Data in this exercise ::
===============
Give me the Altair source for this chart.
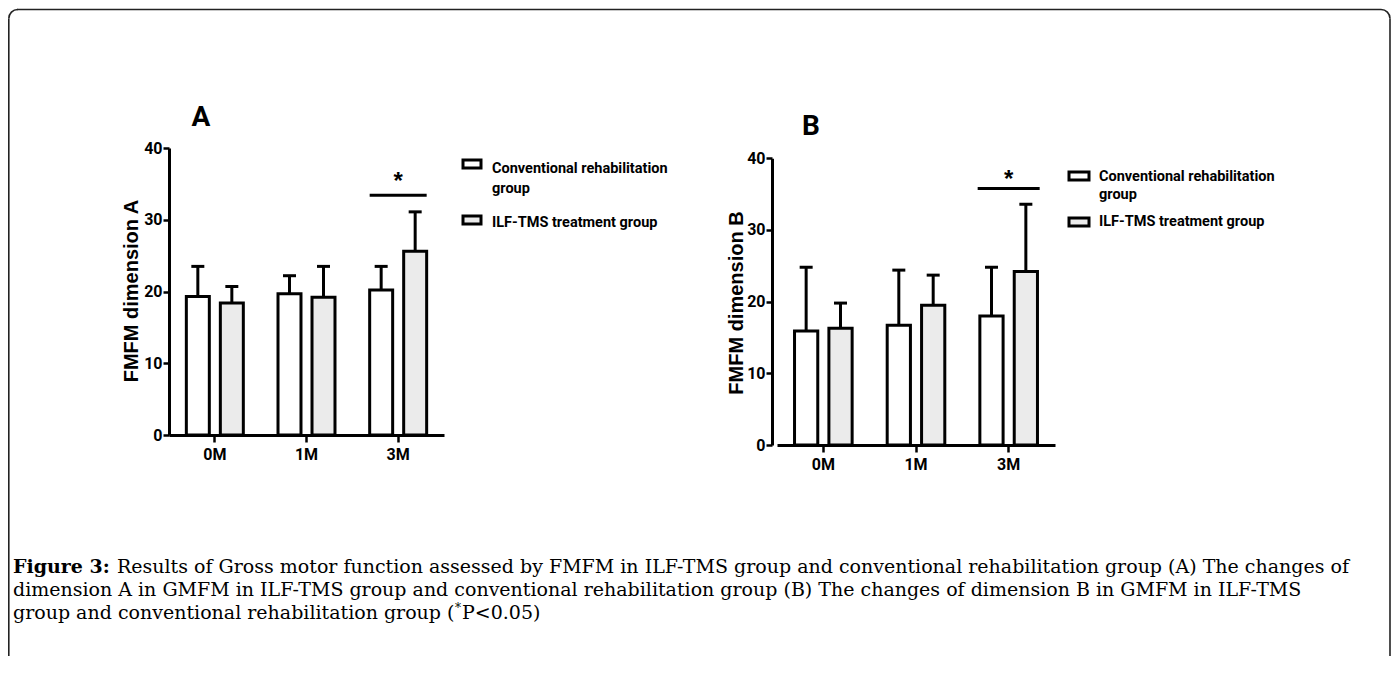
===============
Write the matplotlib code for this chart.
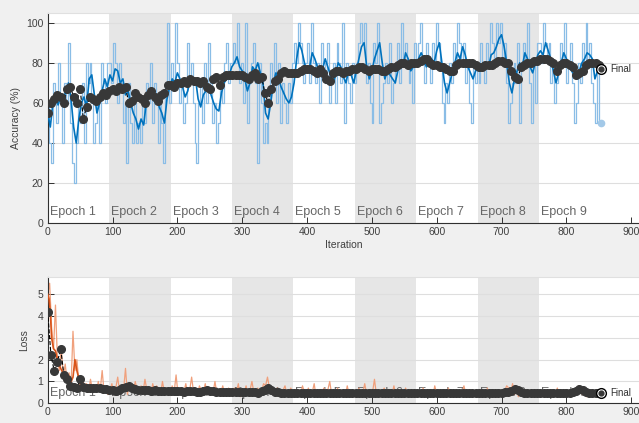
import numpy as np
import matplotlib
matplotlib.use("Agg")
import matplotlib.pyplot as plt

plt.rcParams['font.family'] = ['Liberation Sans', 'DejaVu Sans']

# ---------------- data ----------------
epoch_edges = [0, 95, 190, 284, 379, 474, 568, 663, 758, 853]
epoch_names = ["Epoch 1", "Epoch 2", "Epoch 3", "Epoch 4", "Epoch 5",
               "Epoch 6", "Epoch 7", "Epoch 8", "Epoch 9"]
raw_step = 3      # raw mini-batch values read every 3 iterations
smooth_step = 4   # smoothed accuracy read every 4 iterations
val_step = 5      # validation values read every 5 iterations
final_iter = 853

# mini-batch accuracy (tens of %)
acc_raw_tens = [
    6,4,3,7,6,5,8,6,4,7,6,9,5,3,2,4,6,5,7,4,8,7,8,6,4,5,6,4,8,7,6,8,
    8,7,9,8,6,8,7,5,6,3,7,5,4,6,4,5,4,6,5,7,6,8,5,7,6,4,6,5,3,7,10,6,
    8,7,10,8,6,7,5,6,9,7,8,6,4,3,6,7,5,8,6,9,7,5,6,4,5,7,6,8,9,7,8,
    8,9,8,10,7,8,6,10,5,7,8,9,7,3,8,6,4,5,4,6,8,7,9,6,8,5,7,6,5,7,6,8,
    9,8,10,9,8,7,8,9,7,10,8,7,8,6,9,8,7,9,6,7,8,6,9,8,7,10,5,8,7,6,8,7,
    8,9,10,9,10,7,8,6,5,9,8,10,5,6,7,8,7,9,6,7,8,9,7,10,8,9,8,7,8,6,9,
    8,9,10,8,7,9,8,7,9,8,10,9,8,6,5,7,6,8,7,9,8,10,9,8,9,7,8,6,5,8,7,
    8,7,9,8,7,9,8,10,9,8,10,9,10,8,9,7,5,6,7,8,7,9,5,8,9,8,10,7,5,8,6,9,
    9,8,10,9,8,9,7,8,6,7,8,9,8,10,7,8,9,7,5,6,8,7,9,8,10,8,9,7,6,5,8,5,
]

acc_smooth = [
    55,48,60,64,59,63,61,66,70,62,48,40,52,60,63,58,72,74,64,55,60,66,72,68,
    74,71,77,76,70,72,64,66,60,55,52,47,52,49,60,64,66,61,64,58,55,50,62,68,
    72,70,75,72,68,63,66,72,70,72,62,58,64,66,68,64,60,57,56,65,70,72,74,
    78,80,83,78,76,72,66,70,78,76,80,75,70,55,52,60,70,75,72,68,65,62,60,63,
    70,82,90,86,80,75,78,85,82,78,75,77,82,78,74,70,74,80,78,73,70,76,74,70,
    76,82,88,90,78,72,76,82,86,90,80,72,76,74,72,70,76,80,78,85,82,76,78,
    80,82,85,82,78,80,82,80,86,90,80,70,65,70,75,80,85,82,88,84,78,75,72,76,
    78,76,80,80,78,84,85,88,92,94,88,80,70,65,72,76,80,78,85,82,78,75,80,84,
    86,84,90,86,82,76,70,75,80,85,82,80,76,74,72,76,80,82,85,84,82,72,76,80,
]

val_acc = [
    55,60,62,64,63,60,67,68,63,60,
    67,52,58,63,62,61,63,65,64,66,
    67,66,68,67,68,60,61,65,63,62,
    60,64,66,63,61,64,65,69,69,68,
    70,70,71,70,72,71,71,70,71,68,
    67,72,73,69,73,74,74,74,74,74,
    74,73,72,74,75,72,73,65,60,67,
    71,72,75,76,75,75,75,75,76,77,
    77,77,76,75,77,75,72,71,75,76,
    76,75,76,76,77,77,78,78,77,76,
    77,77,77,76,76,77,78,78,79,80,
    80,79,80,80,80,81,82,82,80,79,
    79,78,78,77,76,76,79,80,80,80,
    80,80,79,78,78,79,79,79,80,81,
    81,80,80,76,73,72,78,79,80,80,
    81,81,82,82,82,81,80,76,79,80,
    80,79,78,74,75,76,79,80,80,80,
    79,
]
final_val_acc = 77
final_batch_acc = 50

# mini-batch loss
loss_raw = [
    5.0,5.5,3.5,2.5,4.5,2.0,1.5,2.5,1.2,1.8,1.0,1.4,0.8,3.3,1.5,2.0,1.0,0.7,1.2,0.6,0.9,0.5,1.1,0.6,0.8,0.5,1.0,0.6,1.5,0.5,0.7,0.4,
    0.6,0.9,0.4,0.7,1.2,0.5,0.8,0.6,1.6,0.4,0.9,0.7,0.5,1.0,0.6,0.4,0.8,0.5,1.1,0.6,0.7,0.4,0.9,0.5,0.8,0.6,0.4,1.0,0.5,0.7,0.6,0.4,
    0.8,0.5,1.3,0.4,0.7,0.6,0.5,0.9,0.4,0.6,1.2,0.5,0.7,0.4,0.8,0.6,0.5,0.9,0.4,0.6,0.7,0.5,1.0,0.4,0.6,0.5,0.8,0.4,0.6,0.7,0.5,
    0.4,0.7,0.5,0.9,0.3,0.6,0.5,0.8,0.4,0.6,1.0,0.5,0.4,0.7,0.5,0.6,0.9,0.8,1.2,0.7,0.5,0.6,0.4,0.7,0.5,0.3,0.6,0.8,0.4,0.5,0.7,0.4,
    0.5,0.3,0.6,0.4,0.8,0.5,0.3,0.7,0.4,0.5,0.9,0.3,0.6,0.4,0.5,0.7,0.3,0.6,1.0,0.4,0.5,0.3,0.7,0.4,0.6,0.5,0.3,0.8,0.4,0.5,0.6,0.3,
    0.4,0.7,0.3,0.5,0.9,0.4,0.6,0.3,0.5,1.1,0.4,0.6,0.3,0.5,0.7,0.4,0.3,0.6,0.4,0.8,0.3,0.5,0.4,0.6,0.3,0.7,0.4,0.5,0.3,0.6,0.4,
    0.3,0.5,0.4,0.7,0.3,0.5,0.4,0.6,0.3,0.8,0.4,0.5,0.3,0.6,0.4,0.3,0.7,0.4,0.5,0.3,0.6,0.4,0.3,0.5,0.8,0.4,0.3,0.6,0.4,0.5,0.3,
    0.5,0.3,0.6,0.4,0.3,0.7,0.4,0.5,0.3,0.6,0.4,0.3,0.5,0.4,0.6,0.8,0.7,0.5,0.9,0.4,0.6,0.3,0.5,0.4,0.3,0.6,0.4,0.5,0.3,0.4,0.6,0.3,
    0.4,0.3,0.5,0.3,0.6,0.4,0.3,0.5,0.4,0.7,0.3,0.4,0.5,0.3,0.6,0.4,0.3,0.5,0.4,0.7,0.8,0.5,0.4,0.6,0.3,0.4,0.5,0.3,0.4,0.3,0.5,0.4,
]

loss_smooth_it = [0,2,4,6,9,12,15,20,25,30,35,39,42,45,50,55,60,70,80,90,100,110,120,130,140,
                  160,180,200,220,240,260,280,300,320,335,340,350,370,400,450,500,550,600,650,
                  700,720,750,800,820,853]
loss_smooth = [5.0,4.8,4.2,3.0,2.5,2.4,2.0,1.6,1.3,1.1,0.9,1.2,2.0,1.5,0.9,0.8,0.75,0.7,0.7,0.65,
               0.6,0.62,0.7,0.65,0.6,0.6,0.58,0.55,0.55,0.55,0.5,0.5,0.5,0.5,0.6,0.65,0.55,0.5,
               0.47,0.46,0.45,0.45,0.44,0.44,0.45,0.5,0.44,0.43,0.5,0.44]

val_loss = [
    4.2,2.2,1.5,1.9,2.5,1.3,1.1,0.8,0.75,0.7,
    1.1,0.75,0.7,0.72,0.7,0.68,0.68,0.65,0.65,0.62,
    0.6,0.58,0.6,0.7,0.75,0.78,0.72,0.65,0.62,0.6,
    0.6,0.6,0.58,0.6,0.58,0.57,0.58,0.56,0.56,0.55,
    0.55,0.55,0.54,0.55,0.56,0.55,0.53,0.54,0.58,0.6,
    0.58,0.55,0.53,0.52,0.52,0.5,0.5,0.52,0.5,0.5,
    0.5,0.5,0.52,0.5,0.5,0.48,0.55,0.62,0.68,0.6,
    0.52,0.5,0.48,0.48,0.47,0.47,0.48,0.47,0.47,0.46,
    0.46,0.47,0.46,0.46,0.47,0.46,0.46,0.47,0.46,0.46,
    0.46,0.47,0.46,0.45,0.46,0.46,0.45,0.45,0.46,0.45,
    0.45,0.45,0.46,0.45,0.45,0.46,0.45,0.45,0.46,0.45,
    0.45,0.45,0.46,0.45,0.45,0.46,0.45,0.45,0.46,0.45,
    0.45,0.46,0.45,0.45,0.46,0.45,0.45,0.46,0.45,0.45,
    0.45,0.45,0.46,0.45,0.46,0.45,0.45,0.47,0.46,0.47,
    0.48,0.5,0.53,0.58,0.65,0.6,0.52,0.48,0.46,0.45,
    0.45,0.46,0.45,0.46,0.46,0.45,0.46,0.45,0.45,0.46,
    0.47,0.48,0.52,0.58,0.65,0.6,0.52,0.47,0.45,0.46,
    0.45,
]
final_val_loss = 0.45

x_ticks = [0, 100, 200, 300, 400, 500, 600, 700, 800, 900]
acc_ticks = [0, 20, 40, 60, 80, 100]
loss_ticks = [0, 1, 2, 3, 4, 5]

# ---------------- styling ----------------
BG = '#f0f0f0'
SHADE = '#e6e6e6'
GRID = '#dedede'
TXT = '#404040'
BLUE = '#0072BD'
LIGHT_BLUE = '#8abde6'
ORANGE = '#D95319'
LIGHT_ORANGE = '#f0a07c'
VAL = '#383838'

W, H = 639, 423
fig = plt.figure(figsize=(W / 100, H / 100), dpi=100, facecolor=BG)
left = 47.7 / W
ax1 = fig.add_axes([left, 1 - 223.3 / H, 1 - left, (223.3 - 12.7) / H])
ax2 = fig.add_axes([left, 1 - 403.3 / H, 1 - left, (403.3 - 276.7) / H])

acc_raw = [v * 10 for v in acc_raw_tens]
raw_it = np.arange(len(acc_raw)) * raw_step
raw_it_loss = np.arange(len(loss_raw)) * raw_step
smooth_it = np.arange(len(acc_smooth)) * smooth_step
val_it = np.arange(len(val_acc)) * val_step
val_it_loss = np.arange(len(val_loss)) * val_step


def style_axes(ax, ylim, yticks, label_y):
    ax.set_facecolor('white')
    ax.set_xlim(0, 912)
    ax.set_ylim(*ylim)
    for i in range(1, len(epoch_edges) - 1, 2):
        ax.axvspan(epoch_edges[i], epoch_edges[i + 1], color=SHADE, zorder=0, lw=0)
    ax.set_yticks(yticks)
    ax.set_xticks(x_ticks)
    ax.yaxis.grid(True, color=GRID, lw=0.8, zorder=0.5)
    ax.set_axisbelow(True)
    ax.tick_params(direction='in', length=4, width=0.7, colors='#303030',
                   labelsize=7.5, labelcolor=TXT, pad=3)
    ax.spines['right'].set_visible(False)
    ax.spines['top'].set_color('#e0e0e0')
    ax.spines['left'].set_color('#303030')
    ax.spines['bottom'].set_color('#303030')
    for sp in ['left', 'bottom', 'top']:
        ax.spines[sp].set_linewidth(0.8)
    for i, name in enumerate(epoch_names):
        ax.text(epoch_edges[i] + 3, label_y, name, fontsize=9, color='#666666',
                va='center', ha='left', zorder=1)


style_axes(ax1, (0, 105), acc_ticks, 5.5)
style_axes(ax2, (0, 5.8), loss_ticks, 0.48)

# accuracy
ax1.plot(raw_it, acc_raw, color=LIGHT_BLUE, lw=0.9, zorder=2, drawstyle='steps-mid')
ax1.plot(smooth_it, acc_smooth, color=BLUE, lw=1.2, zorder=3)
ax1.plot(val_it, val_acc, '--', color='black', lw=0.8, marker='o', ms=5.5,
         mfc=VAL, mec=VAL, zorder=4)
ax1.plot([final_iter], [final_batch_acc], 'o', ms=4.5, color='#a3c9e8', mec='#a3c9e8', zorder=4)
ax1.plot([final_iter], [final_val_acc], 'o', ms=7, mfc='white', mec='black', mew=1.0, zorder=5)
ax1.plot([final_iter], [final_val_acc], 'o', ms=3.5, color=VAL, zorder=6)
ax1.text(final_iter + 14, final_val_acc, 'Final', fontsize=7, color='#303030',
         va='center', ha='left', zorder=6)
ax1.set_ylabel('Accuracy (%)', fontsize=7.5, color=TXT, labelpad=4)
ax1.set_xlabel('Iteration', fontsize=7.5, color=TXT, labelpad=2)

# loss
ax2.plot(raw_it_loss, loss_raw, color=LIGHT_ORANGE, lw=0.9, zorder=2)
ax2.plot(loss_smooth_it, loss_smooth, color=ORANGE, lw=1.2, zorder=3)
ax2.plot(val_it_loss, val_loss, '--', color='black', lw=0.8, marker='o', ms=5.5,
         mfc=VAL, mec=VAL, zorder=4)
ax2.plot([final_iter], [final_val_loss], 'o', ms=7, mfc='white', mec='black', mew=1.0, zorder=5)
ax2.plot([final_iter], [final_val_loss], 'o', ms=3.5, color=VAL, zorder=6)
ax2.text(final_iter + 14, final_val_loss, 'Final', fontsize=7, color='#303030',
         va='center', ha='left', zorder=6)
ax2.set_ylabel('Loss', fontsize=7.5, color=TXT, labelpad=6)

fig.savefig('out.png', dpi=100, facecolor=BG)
===============
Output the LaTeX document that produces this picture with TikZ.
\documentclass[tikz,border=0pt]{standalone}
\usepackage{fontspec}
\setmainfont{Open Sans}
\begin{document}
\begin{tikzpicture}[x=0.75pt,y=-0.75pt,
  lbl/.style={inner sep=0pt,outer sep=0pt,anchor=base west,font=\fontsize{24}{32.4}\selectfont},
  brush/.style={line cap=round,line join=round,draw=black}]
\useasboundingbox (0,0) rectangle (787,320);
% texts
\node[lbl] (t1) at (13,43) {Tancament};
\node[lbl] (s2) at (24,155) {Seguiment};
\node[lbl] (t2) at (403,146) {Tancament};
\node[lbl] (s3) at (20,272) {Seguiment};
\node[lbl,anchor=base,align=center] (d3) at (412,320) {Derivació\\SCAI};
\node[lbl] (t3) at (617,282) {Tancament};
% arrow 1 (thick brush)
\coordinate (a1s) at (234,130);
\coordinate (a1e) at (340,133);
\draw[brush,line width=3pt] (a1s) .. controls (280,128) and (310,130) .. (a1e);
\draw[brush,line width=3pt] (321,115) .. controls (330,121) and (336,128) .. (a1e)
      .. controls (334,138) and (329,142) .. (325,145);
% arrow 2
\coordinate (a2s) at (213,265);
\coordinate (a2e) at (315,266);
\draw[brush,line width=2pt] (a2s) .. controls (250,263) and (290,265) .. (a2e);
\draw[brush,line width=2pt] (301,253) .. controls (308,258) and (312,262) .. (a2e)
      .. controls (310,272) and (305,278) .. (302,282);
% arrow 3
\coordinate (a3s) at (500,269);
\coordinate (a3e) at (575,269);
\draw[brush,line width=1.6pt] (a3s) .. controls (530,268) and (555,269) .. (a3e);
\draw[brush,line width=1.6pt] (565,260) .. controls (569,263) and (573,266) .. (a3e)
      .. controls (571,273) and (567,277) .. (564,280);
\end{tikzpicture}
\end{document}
===============
Exercise task ::
Pick out lines containing the word "matplotlib", each one as written.

Finished answer ::
Write the matplotlib code for this chart.
import matplotlib
matplotlib.use("Agg")
import matplotlib.pyplot as plt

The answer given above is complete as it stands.